Does a separation agreement need to include an ADEA waiver?

Yes, if the departing employee is 40 years of age or older and the employer wants to release age-discrimination claims under the Age Discrimination in Employment Act. The ADEA waiver must be in plain language, specifically mention the ADEA, advise the employee to consult an attorney, provide at least 21 days to consider the agreement (45 days in a group layoff), and allow a 7-day revocation period after signing. Omitting any of these elements invalidates the age-discrimination waiver.

Can an employee be forced to sign a separation agreement?
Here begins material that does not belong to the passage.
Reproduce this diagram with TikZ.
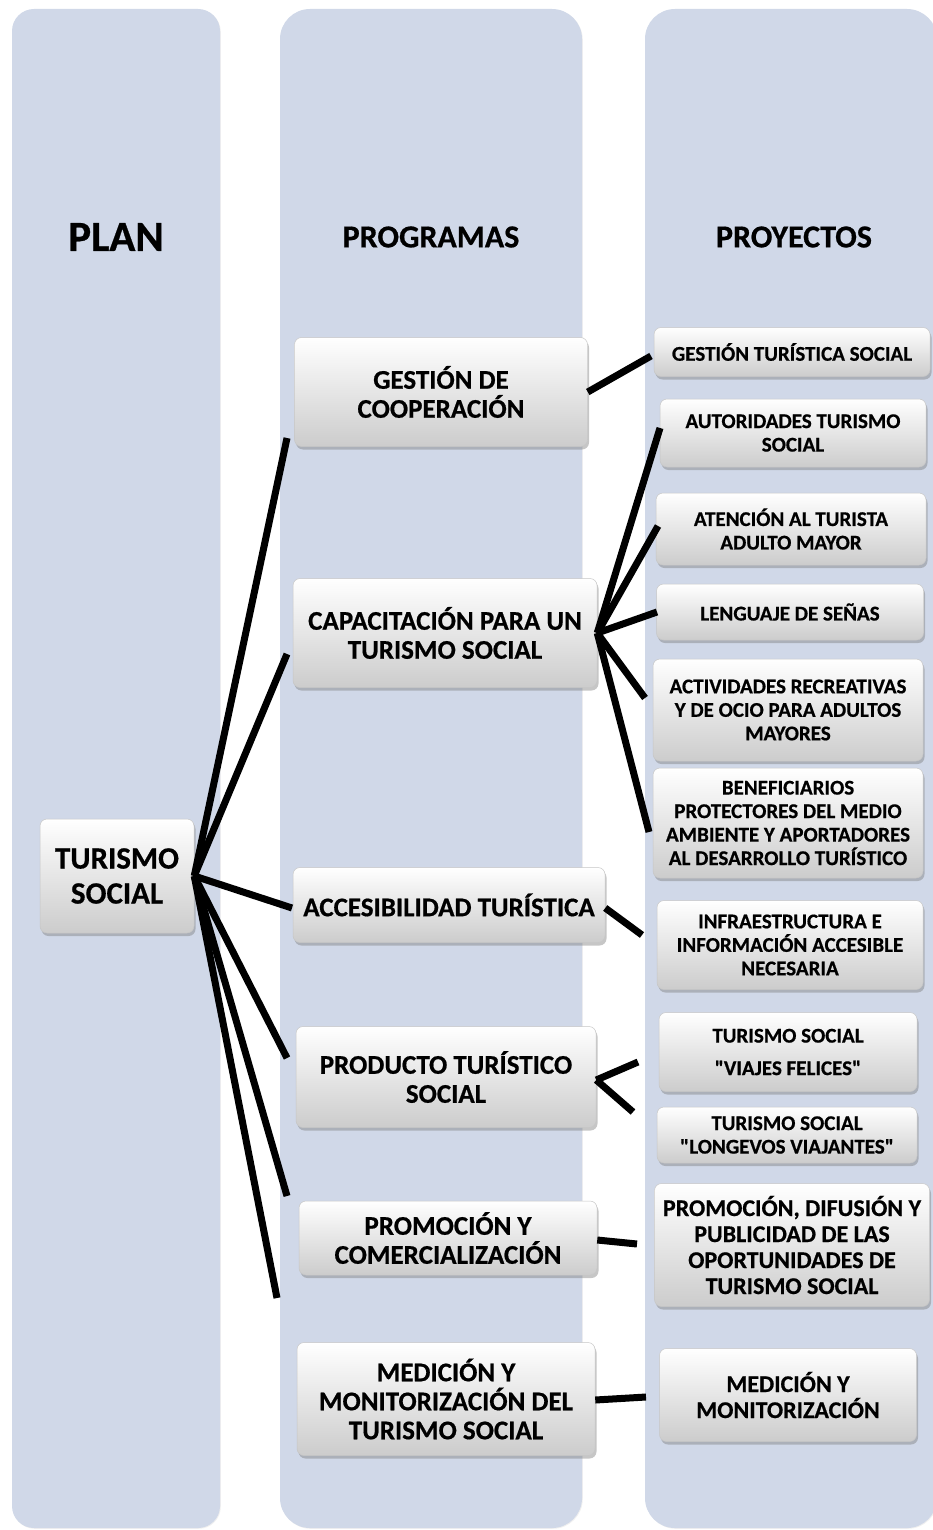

No. Signing must be voluntary. Courts scrutinize the circumstances of signing β€” a release obtained through coercion, deception, or unreasonable time pressure is unenforceable. Presenting the agreement well before the separation date, advising the employee to consult counsel, and documenting the review period are the primary safeguards against a future challenge on involuntariness grounds.
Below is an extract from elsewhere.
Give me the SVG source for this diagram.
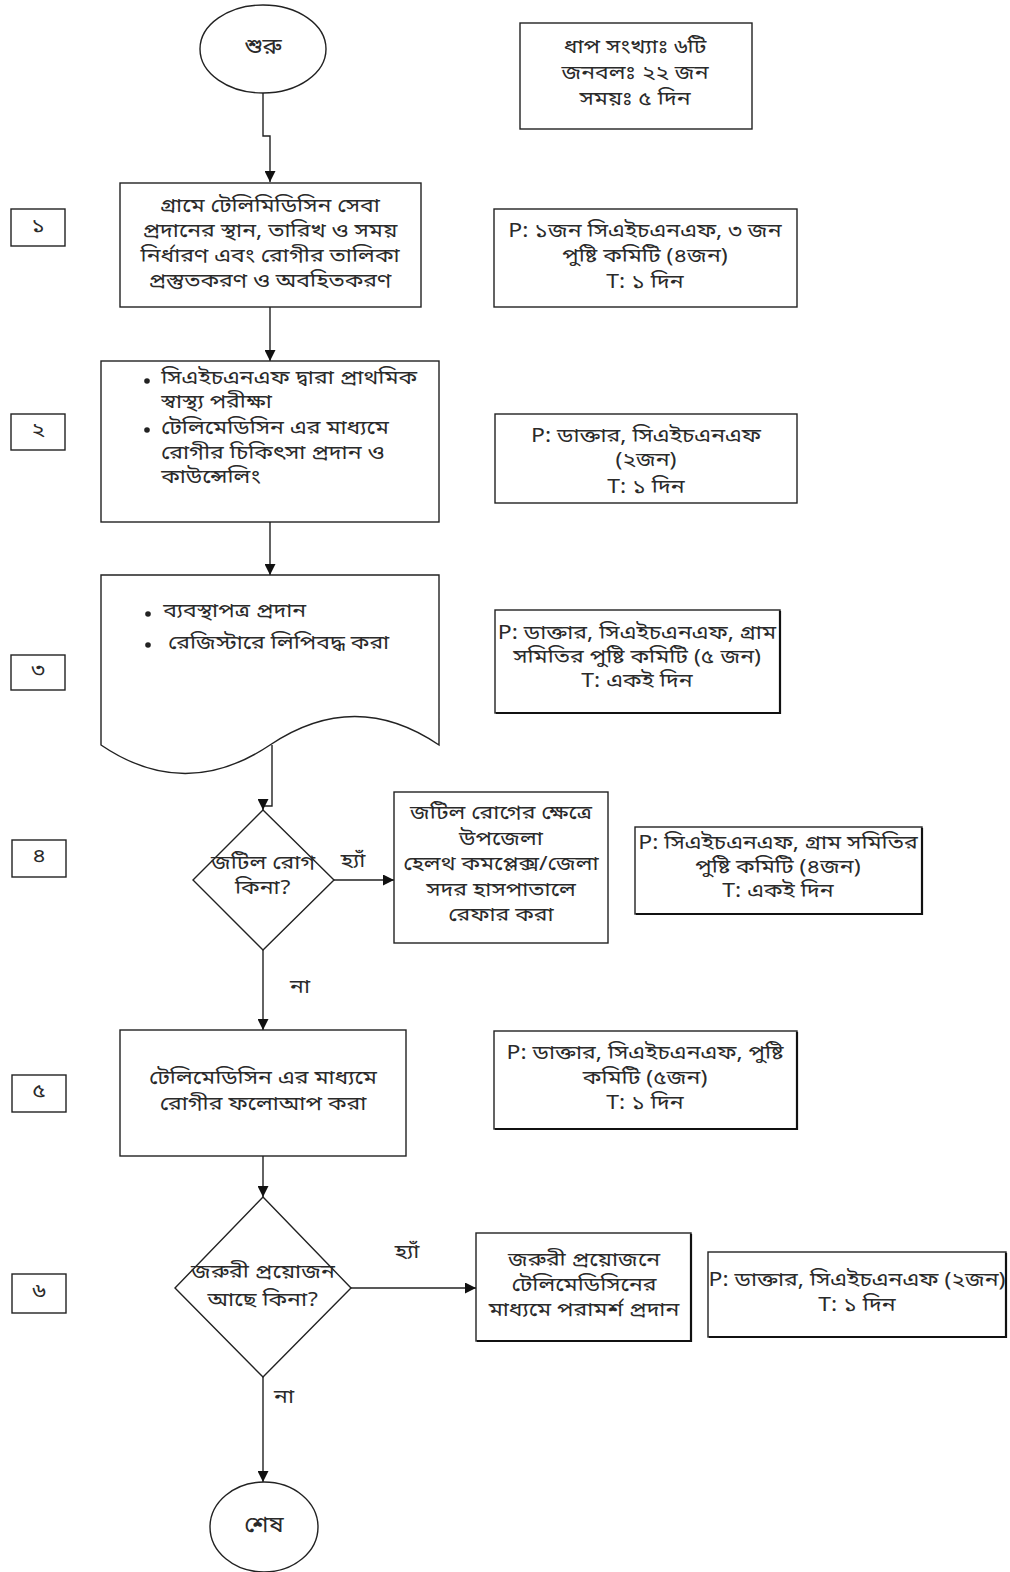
<svg xmlns="http://www.w3.org/2000/svg" width="1010" height="1572" viewBox="0 0 1010 1572">
<style>
text{font-family:"Noto Sans Bengali","Noto Sans","DejaVu Sans",sans-serif;font-size:19.5px;fill:#2a2a2a;text-anchor:middle;dominant-baseline:middle;transform-box:fill-box;transform-origin:center;transform:scaleX(1.18)}
.s{fill:#fff;stroke:#222;stroke-width:1.4}
.sh{fill:none;stroke:#111;stroke-width:2.2}
.c{fill:none;stroke:#222;stroke-width:1.4}
text.l{text-anchor:start;transform-origin:left center}
text.big{font-size:22px;transform:scaleX(1.1)}
</style>
<defs>
<marker id="ah" viewBox="0 0 10 10" refX="10" refY="5" markerWidth="12" markerHeight="11" markerUnits="userSpaceOnUse" orient="auto">
<path d="M0,0 L10,5 L0,10 z" fill="#111"/>
</marker>
</defs>

<g id="connectors">
<path class="c" d="M263,93 V136 H270 V182" marker-end="url(#ah)"/>
<path class="c" d="M270,307 V361" marker-end="url(#ah)"/>
<path class="c" d="M270,522 V575" marker-end="url(#ah)"/>
<path class="c" d="M272,745 V806 H263 V810" marker-end="url(#ah)"/>
<path class="c" d="M334,880 H394" marker-end="url(#ah)"/>
<path class="c" d="M263,950 V1030" marker-end="url(#ah)"/>
<path class="c" d="M263,1156 V1197" marker-end="url(#ah)"/>
<path class="c" d="M351,1288 H476" marker-end="url(#ah)"/>
<path class="c" d="M263,1377 V1482" marker-end="url(#ah)"/>
<text x="353" y="862">হ্যাঁ</text>
<text x="300" y="988">না</text>
<text x="407" y="1253">হ্যাঁ</text>
<text x="284" y="1398">না</text>
</g>

<g id="start">
<ellipse class="s" cx="263" cy="49" rx="63" ry="44"/>
<text class="big" x="263" y="48">শুরু</text>
</g>

<g id="summary">
<rect class="s" x="520" y="23" width="232" height="106"/>
<text x="635" y="48">ধাপ সংখ্যাঃ  ৬টি</text>
<text x="635" y="74">জনবলঃ ২২ জন</text>
<text x="635" y="100">সময়ঃ ৫ দিন</text>
</g>

<g id="label1">
<rect class="s" x="11" y="209" width="54" height="37"/>
<text x="38" y="227">১</text>
</g>
<g id="step1">
<rect class="s" x="120" y="183" width="301" height="124"/>
<text x="270" y="207">গ্রামে টেলিমিডিসিন সেবা</text>
<text x="270" y="232">প্রদানের স্থান, তারিখ ও সময়</text>
<text x="270" y="257">নির্ধারণ এবং রোগীর তালিকা</text>
<text x="270" y="282">প্রস্তুতকরণ ও অবহিতকরণ</text>
</g>
<g id="res1">
<rect class="s" x="494" y="209" width="303" height="98"/>
<text x="645" y="232">P: ১জন সিএইচএনএফ, ৩ জন</text>
<text x="645" y="257">পুষ্টি কমিটি (৪জন)</text>
<text x="645" y="283">T: ১ দিন</text>
</g>

<g id="label2">
<rect class="s" x="11" y="414" width="54" height="36"/>
<text x="38" y="431">২</text>
</g>
<g id="step2">
<rect class="s" x="101" y="361" width="338" height="161"/>
<circle cx="147" cy="381" r="2.8" fill="#222"/>
<circle cx="147" cy="430" r="2.8" fill="#222"/>
<text class="l" x="161" y="379">সিএইচএনএফ দ্বারা প্রাথমিক</text>
<text class="l" x="161" y="403">স্বাস্থ্য পরীক্ষা</text>
<text class="l" x="161" y="429">টেলিমেডিসিন এর মাধ্যমে</text>
<text class="l" x="161" y="454">রোগীর চিকিৎসা প্রদান ও</text>
<text class="l" x="161" y="478">কাউন্সেলিং</text>
</g>
<g id="res2">
<rect class="s" x="495" y="414" width="302" height="89"/>
<text x="646" y="437">P: ডাক্তার, সিএইচএনএফ</text>
<text x="646" y="461">(২জন)</text>
<text x="646" y="488">T: ১ দিন</text>
</g>

<g id="label3">
<rect class="s" x="11" y="655" width="54" height="35"/>
<text x="38" y="671">৩</text>
</g>
<g id="step3">
<path class="s" d="M101,575 H439 V745 Q355,688 270,745 T101,745 Z"/>
<circle cx="148" cy="614" r="2.8" fill="#222"/>
<circle cx="148" cy="645" r="2.8" fill="#222"/>
<text class="l" x="163" y="612">ব্যবস্থাপত্র প্রদান</text>
<text class="l" x="168" y="644">রেজিস্টারে লিপিবদ্ধ করা</text>
</g>
<g id="res3">
<rect class="s" x="495" y="610" width="285" height="103"/>
<path class="sh" d="M496,713 H780 V611"/>
<text x="637" y="634">P: ডাক্তার, সিএইচএনএফ, গ্রাম</text>
<text x="637" y="658">সমিতির পুষ্টি কমিটি (৫ জন)</text>
<text x="637" y="682">T: একই দিন</text>
</g>

<g id="label4">
<rect class="s" x="12" y="840" width="54" height="37"/>
<text x="39" y="857">৪</text>
</g>
<g id="decision1">
<path class="s" d="M263,810 L334,880 L263,950 L193,880 Z"/>
<text x="263" y="864">জটিল রোগ</text>
<text x="263" y="889">কিনা?</text>
</g>
<g id="refer">
<rect class="s" x="394" y="792" width="214" height="151"/>
<text x="501" y="814">জটিল রোগের ক্ষেত্রে</text>
<text x="501" y="840">উপজেলা</text>
<text x="501" y="865">হেলথ কমপ্লেক্স/জেলা</text>
<text x="501" y="891">সদর হাসপাতালে</text>
<text x="501" y="916">রেফার করা</text>
</g>
<g id="res4">
<rect class="s" x="635" y="827" width="287" height="87"/>
<path class="sh" d="M636,914 H922 V828"/>
<text x="778" y="844">P: সিএইচএনএফ, গ্রাম সমিতির</text>
<text x="778" y="868">পুষ্টি কমিটি (৪জন)</text>
<text x="778" y="892">T: একই দিন</text>
</g>

<g id="label5">
<rect class="s" x="12" y="1075" width="54" height="37"/>
<text x="39" y="1092">৫</text>
</g>
<g id="step5">
<rect class="s" x="120" y="1030" width="286" height="126"/>
<text x="263" y="1079">টেলিমেডিসিন এর মাধ্যমে</text>
<text x="263" y="1105">রোগীর ফলোআপ করা</text>
</g>
<g id="res5">
<rect class="s" x="494" y="1031" width="303" height="98"/>
<path class="sh" d="M495,1129 H797 V1032"/>
<text x="645" y="1054">P: ডাক্তার, সিএইচএনএফ, পুষ্টি</text>
<text x="645" y="1079">কমিটি (৫জন)</text>
<text x="645" y="1104">T: ১ দিন</text>
</g>

<g id="label6">
<rect class="s" x="12" y="1274" width="54" height="39"/>
<text x="39" y="1292">৬</text>
</g>
<g id="decision2">
<path class="s" d="M263,1197 L351,1288 L263,1377 L175,1288 Z"/>
<text x="263" y="1273">জরুরী প্রয়োজন</text>
<text x="263" y="1301">আছে কিনা?</text>
</g>
<g id="advice">
<rect class="s" x="476" y="1233" width="215" height="108"/>
<path class="sh" d="M477,1341 H691 V1234"/>
<text x="584" y="1261">জরুরী প্রয়োজনে</text>
<text x="584" y="1286">টেলিমেডিসিনের</text>
<text x="584" y="1311">মাধ্যমে পরামর্শ প্রদান</text>
</g>
<g id="res6">
<rect class="s" x="708" y="1252" width="298" height="85"/>
<path class="sh" d="M709,1337 H1006 V1253"/>
<text x="857" y="1281">P: ডাক্তার, সিএইচএনএফ (২জন)</text>
<text x="857" y="1306">T: ১ দিন</text>
</g>

<g id="end">
<ellipse class="s" cx="264" cy="1527" rx="54" ry="45"/>
<text class="big" x="264" y="1526">শেষ</text>
</g>
</svg>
What claims can a separation agreement release?

A properly drafted general release can cover most employment-related claims, including wrongful termination, discrimination (race, gender, age, disability), harassment, breach of contract, wage and hour violations, and retaliation. However, certain claims cannot be waived in most jurisdictions, including claims for workers' compensation benefits, unemployment insurance, vested pension or 401(k) benefits, and claims for wages already earned. EEOC charge-filing rights also generally cannot be waived, though the right to monetary recovery from a charge can be.

How much severance should a separation agreement include?

Severance is not legally mandated in the US absent a contract or policy that promises it. A common formula is 1–2 weeks per year of service with a minimum of 2–4 weeks. In Canada, severance must meet provincial Employment Standards Act minimums β€” typically 1 week per year of service, capped at 8 weeks under most statutes, plus potential common-law notice. The UK has statutory redundancy pay floors. Whatever the amount, it must exceed what the employee is already entitled to receive in order to constitute valid consideration for the release.

Can a separation agreement include a non-compete clause?

Yes, but enforceability depends entirely on the employee's jurisdiction and the scope of the restriction. California, Minnesota, North Dakota, and Oklahoma effectively ban post-employment non-competes. In states and countries where they are permitted, the restriction must be reasonable in duration, geographic scope, and breadth of prohibited activity. Overly broad non-competes are routinely struck down and, in some jurisdictions, can taint the enforceability of adjacent provisions in the same agreement.

What happens if an employee revokes a separation agreement?

Under the ADEA, an employee aged 40 or older has 7 days after signing to revoke their waiver of age-discrimination claims. If revoked, the entire agreement is typically voided β€” not just the age-discrimination waiver β€” and the employer is not required to pay severance. Some agreements contain a severability clause that attempts to preserve the non-disparagement and confidentiality obligations even if the release is revoked, but courts treat these provisions inconsistently.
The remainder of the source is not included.